Task to carry out:
Leave the pictures out and quote every line from the start of the listing to the line with "import plotly.graph_objects as go", inclusive.

Task data:
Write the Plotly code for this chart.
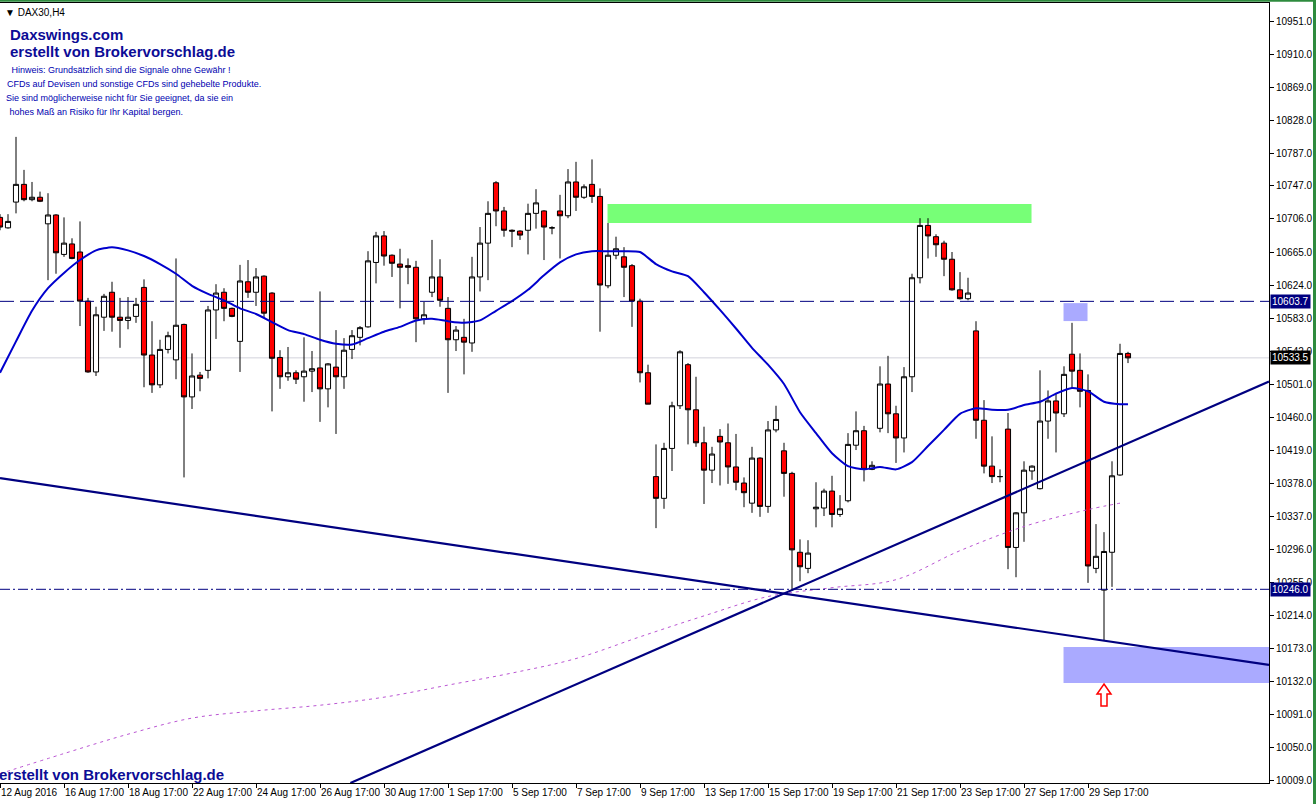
import plotly.graph_objects as go

# ---------------- data ----------------
bars = list(range(142))
opens = [10708,10695,10727,10749,10730,10733,10700,10711,10662,10675,
         10665,10604,10516,10584,10615,10584,10580,10585,10621,10537,
         10500,10544,10531,10575,10485,10512,10518,10593,10615,10595,
         10554,10628,10615,10635,10614,10534,10510,10515,10510,10517,
         10521,10495,10522,10510,10544,10559,10572,10652,10685,10661,
         10650,10648,10646,10582,10615,10634,10595,10556,10559,10552,
         10634,10676,10751,10716,10692,10691,10692,10713,10716,10695,
         10716,10710,10752,10733,10749,10734,10623,10661,10659,10648,
         10604,10515,10386,10359,10421,10474,10525,10469,10428,10394,
         10436,10428,10398,10378,10353,10409,10349,10444,10418,10390,
         10292,10272,10346,10347,10368,10339,10356,10425,10443,10395,
         10446,10501,10464,10434,10510,10633,10698,10684,10676,10656,
         10618,10607,10567,10456,10399,10386,10445,10298,10341,10393,
         10371,10455,10480,10464,10538,10518,10493,10272,10245,10292,
         10388,10539]
highs = [10712,10712,10808,10767,10752,10740,10738,10712,10708,10682,
         10703,10608,10597,10613,10628,10608,10609,10608,10631,10579,
         10556,10566,10657,10576,10539,10516,10598,10625,10620,10596,
         10649,10655,10645,10636,10615,10543,10547,10518,10559,10542,
         10616,10527,10568,10558,10568,10573,10666,10690,10691,10662,
         10669,10657,10654,10603,10680,10656,10609,10573,10582,10659,
         10696,10728,10753,10721,10693,10692,10725,10743,10717,10697,
         10736,10768,10777,10749,10780,10744,10701,10684,10671,10650,
         10607,10525,10426,10428,10479,10543,10527,10510,10448,10423,
         10445,10452,10439,10385,10423,10410,10455,10474,10428,10392,
         10308,10307,10379,10371,10387,10363,10440,10467,10449,10405,
         10523,10536,10474,10522,10638,10707,10707,10687,10679,10665,
         10640,10633,10579,10481,10436,10395,10465,10342,10405,10400,
         10518,10493,10490,10523,10577,10539,10513,10327,10317,10405,
         10551,10541]
lows = [10692,10694,10713,10728,10728,10727,10630,10638,10659,10656,
        10573,10515,10511,10567,10566,10546,10569,10577,10497,10490,
        10496,10539,10507,10385,10470,10492,10508,10557,10579,10584,
        10516,10608,10598,10583,10467,10495,10505,10501,10479,10491,
        10454,10472,10439,10495,10532,10549,10571,10626,10648,10634,
        10595,10625,10553,10575,10609,10597,10490,10542,10513,10541,
        10616,10630,10697,10684,10671,10680,10662,10694,10655,10687,
        10657,10707,10716,10731,10726,10566,10620,10656,10609,10572,
        10503,10476,10322,10346,10393,10470,10426,10423,10352,10378,
        10375,10377,10369,10348,10341,10336,10341,10441,10361,10245,
        10256,10266,10323,10337,10323,10336,10354,10419,10380,10394,
        10441,10440,10403,10416,10491,10626,10657,10659,10635,10617,
        10606,10605,10433,10390,10378,10379,10271,10261,10305,10382,
        10370,10433,10416,10460,10496,10472,10254,10266,10183,10249,
        10387,10527]
closes = [10696,10703,10749,10730,10733,10728,10711,10664,10676,10657,
          10604,10516,10587,10610,10584,10580,10584,10600,10537,10500,
          10544,10561,10574,10485,10511,10508,10593,10614,10595,10585,
          10629,10615,10634,10589,10533,10510,10515,10507,10517,10520,
          10495,10526,10510,10543,10561,10571,10654,10685,10660,10651,
          10646,10646,10582,10587,10634,10605,10556,10568,10553,10634,
          10676,10713,10716,10692,10691,10686,10713,10726,10696,10695,
          10710,10752,10733,10746,10734,10624,10661,10669,10646,10604,
          10515,10476,10359,10421,10474,10541,10469,10428,10394,10414,
          10429,10398,10379,10366,10409,10349,10444,10457,10390,10295,
          10274,10291,10348,10368,10339,10346,10426,10443,10395,10400,
          10501,10464,10434,10510,10633,10698,10685,10674,10656,10618,
          10607,10614,10456,10399,10386,10386,10298,10341,10394,10399,
          10455,10480,10465,10513,10517,10492,10275,10287,10293,10387,
          10539,10533.5]

# blue moving average (read every 2 bars)
ma_bars = list(range(0, 141, 2)) + [141]
ma_vals = [10515,10554,10592,10620,10639,10655,10667,10671,10667,10660,
           10650,10638,10623,10613,10605,10595,10588,10578,10568,10563,
           10556,10551,10550,10558,10566,10572,10580,10582,10579,10577,
           10580,10592,10604,10618,10636,10652,10662,10666,10666,10666,
           10665,10650,10641,10635,10615,10593,10570,10546,10525,10501,
           10466,10440,10415,10399,10395,10398,10395,10404,10424,10444,
           10464,10471,10469,10469,10475,10479,10489,10496,10492,10479,
           10476,10476]

# slow (violet, dashed) moving average, read every 8 bars
slow_bars = list(range(0, 137, 8)) + [140]
slow_vals = [10017,10042,10066,10086,10095,10102,10112,10127,10142,10160,
             10187,10213,10237,10248,10258,10294,10324,10345,10353]

# trend lines (bar index, price)
trend_down_x = [0, 158.625]
trend_down_y = [10384, 10152]
trend_up_x = [43.8, 158.625]
trend_up_y = [10005.4, 10504]

# horizontal levels
level_dashed = 10603.7
level_bid = 10533.5
level_dashdot = 10246.0

# zones  (x0, x1 in bars, y0, y1 in price)
zone_green = (75.94, 128.94, 10701.0, 10724.5)
zone_small = (132.94, 135.94, 10579.2, 10601.5)
zone_big = (132.94, 160.0, 10129.6, 10174.3)

# axis labels
xtick_pos = list(range(0, 137, 8))
xtick_text = ["12 Aug 2016", "16 Aug 17:00", "18 Aug 17:00", "22 Aug 17:00",
              "24 Aug 17:00", "26 Aug 17:00", "30 Aug 17:00", "1 Sep 17:00",
              "5 Sep 17:00", "7 Sep 17:00", "9 Sep 17:00", "13 Sep 17:00",
              "15 Sep 17:00", "19 Sep 17:00", "21 Sep 17:00", "23 Sep 17:00",
              "27 Sep 17:00", "29 Sep 17:00"]
ytick_vals = [10009, 10050, 10091, 10132, 10173, 10214, 10255, 10296, 10337,
              10378, 10419, 10460, 10501, 10542, 10583, 10624, 10665, 10706,
              10747, 10787, 10828, 10869, 10910, 10951]

disclaimer = [" Hinweis: Grundsätzlich sind die Signale ohne Gewähr !",
              "CFDs auf Devisen und sonstige CFDs sind gehebelte Produkte.",
              "Sie sind möglicherweise nicht für Sie geeignet, da sie ein",
              " hohes Maß an Risiko für Ihr Kapital bergen."]

# ---------------- figure ----------------
FONT = "Liberation Sans, Arial, sans-serif"
NAVY = "#000080"
TXT_BLUE = "#0c0c96"

fig = go.Figure()

fig.add_trace(go.Candlestick(
    x=bars, open=opens, high=highs, low=lows, close=closes,
    increasing=dict(line=dict(color="black", width=1), fillcolor="white"),
    decreasing=dict(line=dict(color="black", width=1), fillcolor="#FF0000"),
    whiskerwidth=0, showlegend=False, hoverinfo="skip"))

fig.add_trace(go.Scatter(x=slow_bars, y=slow_vals, mode="lines",
                         line=dict(color="#BA55D3", width=1, dash="3px,4px", shape="spline"),
                         showlegend=False, hoverinfo="skip"))
fig.add_trace(go.Scatter(x=ma_bars, y=ma_vals, mode="lines",
                         line=dict(color="#0000CD", width=2, shape="spline", smoothing=0.6),
                         showlegend=False, hoverinfo="skip"))
fig.add_trace(go.Scatter(x=trend_down_x, y=trend_down_y, mode="lines",
                         line=dict(color=NAVY, width=2.2), showlegend=False, hoverinfo="skip"))
fig.add_trace(go.Scatter(x=trend_up_x, y=trend_up_y, mode="lines",
                         line=dict(color=NAVY, width=2.2), showlegend=False, hoverinfo="skip"))

shapes = []
for z, col in [(zone_green, "#77FF77"), (zone_small, "#AAAAFF"), (zone_big, "#AAAAFF")]:
    shapes.append(dict(type="rect", xref="x", yref="y", x0=z[0], x1=z[1], y0=z[2], y1=z[3],
                       fillcolor=col, line=dict(width=0), layer="below"))
shapes.append(dict(type="line", xref="paper", yref="y", x0=0, x1=1, y0=level_bid, y1=level_bid,
                   line=dict(color="#D2D2DC", width=1), layer="below"))
shapes.append(dict(type="line", xref="paper", yref="y", x0=0, x1=1, y0=level_dashed, y1=level_dashed,
                   line=dict(color=NAVY, width=1, dash="14px,6px"), layer="above"))
shapes.append(dict(type="line", xref="paper", yref="y", x0=0, x1=1, y0=level_dashdot, y1=level_dashdot,
                   line=dict(color=NAVY, width=1, dash="10px,3px,2px,3px"), layer="above"))
# hollow red arrow under the lower zone
shapes.append(dict(type="path", xref="x", yref="y", xsizemode="pixel", ysizemode="pixel",
                   xanchor=138, yanchor=zone_big[2],
                   path="M0,-1 L7,-11 L3,-11 L3,-23 L-3,-23 L-3,-11 L-7,-11 Z",
                   fillcolor="white", line=dict(color="#FF0000", width=1.5), layer="above"))
# window frame (green)
shapes.append(dict(type="rect", xref="paper", yref="paper", x0=-0.01, x1=1.04,
                   y0=1 + 1.2 / 780, y1=1 + 3.2 / 780, fillcolor="#2E8B3E", line=dict(width=0)))
shapes.append(dict(type="rect", xref="paper", yref="paper", x0=1313 / 1269, x1=1317 / 1269,
                   y0=-0.05, y1=1.01, fillcolor="#2E8B3E", line=dict(width=0)))

ann = []
ann.append(dict(xref="paper", yref="paper", x=0, y=1, xanchor="left", yanchor="middle",
                xshift=3, yshift=-9, showarrow=False, text="▼ DAX30,H4",
                font=dict(family=FONT, size=10, color="black")))
ann.append(dict(xref="paper", yref="paper", x=0, y=1, xanchor="left", yanchor="middle",
                xshift=8, yshift=-31, showarrow=False, text="<b>Daxswings.com</b>",
                font=dict(family=FONT, size=15, color=TXT_BLUE)))
ann.append(dict(xref="paper", yref="paper", x=0, y=1, xanchor="left", yanchor="middle",
                xshift=8, yshift=-48, showarrow=False, text="<b>erstellt von Brokervorschlag.de</b>",
                font=dict(family=FONT, size=15, color=TXT_BLUE)))
for i, line in enumerate(disclaimer):
    ann.append(dict(xref="paper", yref="paper", x=0, y=1, xanchor="left", yanchor="middle",
                    xshift=[7, 5, 4, 5][i], yshift=-67 - 14 * i, showarrow=False, text=line,
                    font=dict(family=FONT, size=9, color="#0000B0")))
ann.append(dict(xref="paper", yref="paper", x=0, y=0, xanchor="left", yanchor="middle",
                xshift=-3, yshift=9, showarrow=False, text="<b>erstellt von Brokervorschlag.de</b>",
                font=dict(family=FONT, size=15, color=TXT_BLUE)))
for val, bg in [(level_dashed, NAVY), (level_bid, "black"), (level_dashdot, NAVY)]:
    ann.append(dict(xref="paper", yref="y", x=1, y=val, xanchor="left", yanchor="middle",
                    xshift=1, showarrow=False, text=f"{val:.1f}", bgcolor=bg, borderpad=1,
                    font=dict(family=FONT, size=10, color="white")))

fig.update_layout(
    width=1316, height=804,
    margin=dict(l=0, r=47, t=3, b=21, autoexpand=False),
    paper_bgcolor="white", plot_bgcolor="white",
    boxgap=0.2, boxgroupgap=0.2,
    shapes=shapes, annotations=ann, showlegend=False,
    xaxis=dict(range=[0, 158.625], rangeslider=dict(visible=False), showgrid=False,
               zeroline=False, tickmode="array", tickvals=xtick_pos, ticktext=xtick_text,
               ticks="outside", ticklen=4, tickcolor="black", ticklabelposition="outside right",
               tickangle=0, automargin=False,
               showline=True, linecolor="black", linewidth=1, mirror=True,
               tickfont=dict(family=FONT, size=10, color="black")),
    yaxis=dict(range=[10005.4, 10974.3], side="right", showgrid=False, zeroline=False,
               tickmode="array", tickvals=ytick_vals, ticktext=[f"{v:.1f}" for v in ytick_vals],
               ticks="outside", ticklen=4, tickcolor="black", automargin=False,
               showline=True, linecolor="black", linewidth=1, mirror=True,
               tickfont=dict(family=FONT, size=10, color="black")),
)

fig.write_html("out.html", config={"displayModeBar": False},
               post_script="document.documentElement.style.margin='0';"
                           "document.body.style.margin='0';"
                           "document.body.style.overflow='hidden';")
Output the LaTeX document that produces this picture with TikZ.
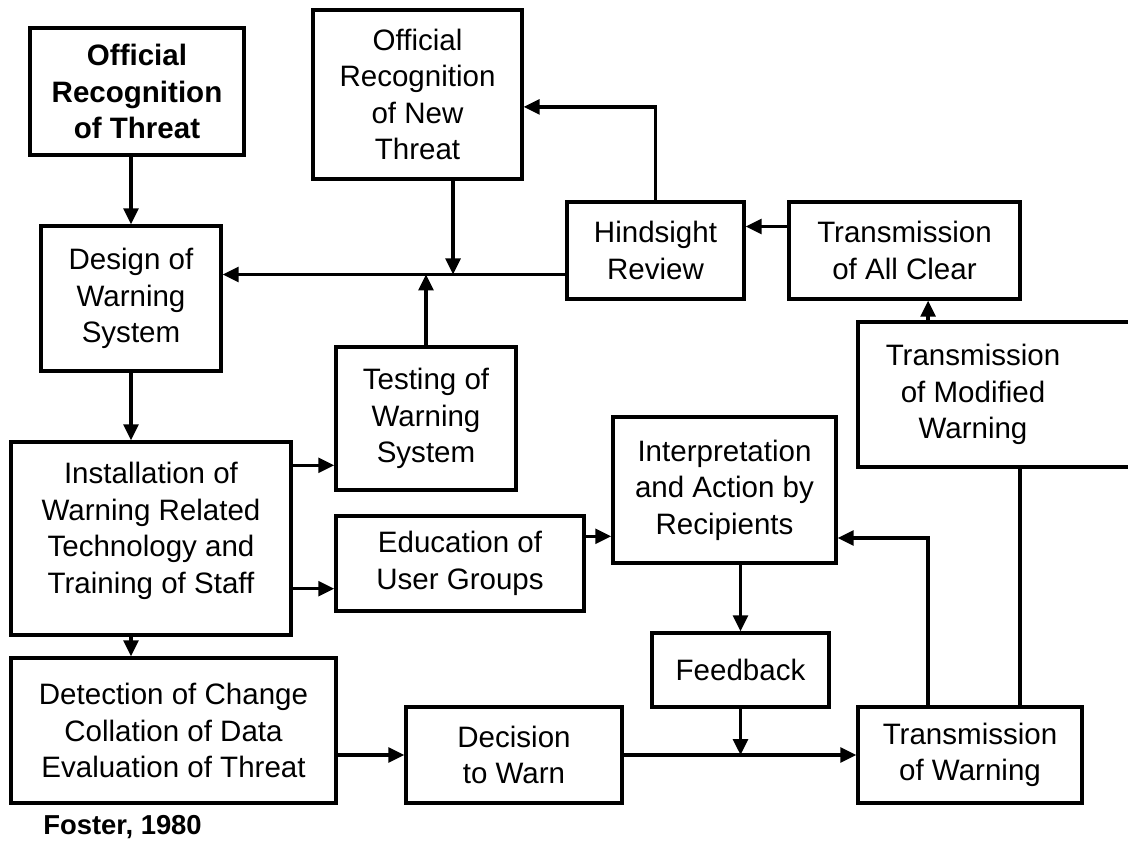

The reply:
Write the Plotly code for this chart.
import plotly.graph_objects as go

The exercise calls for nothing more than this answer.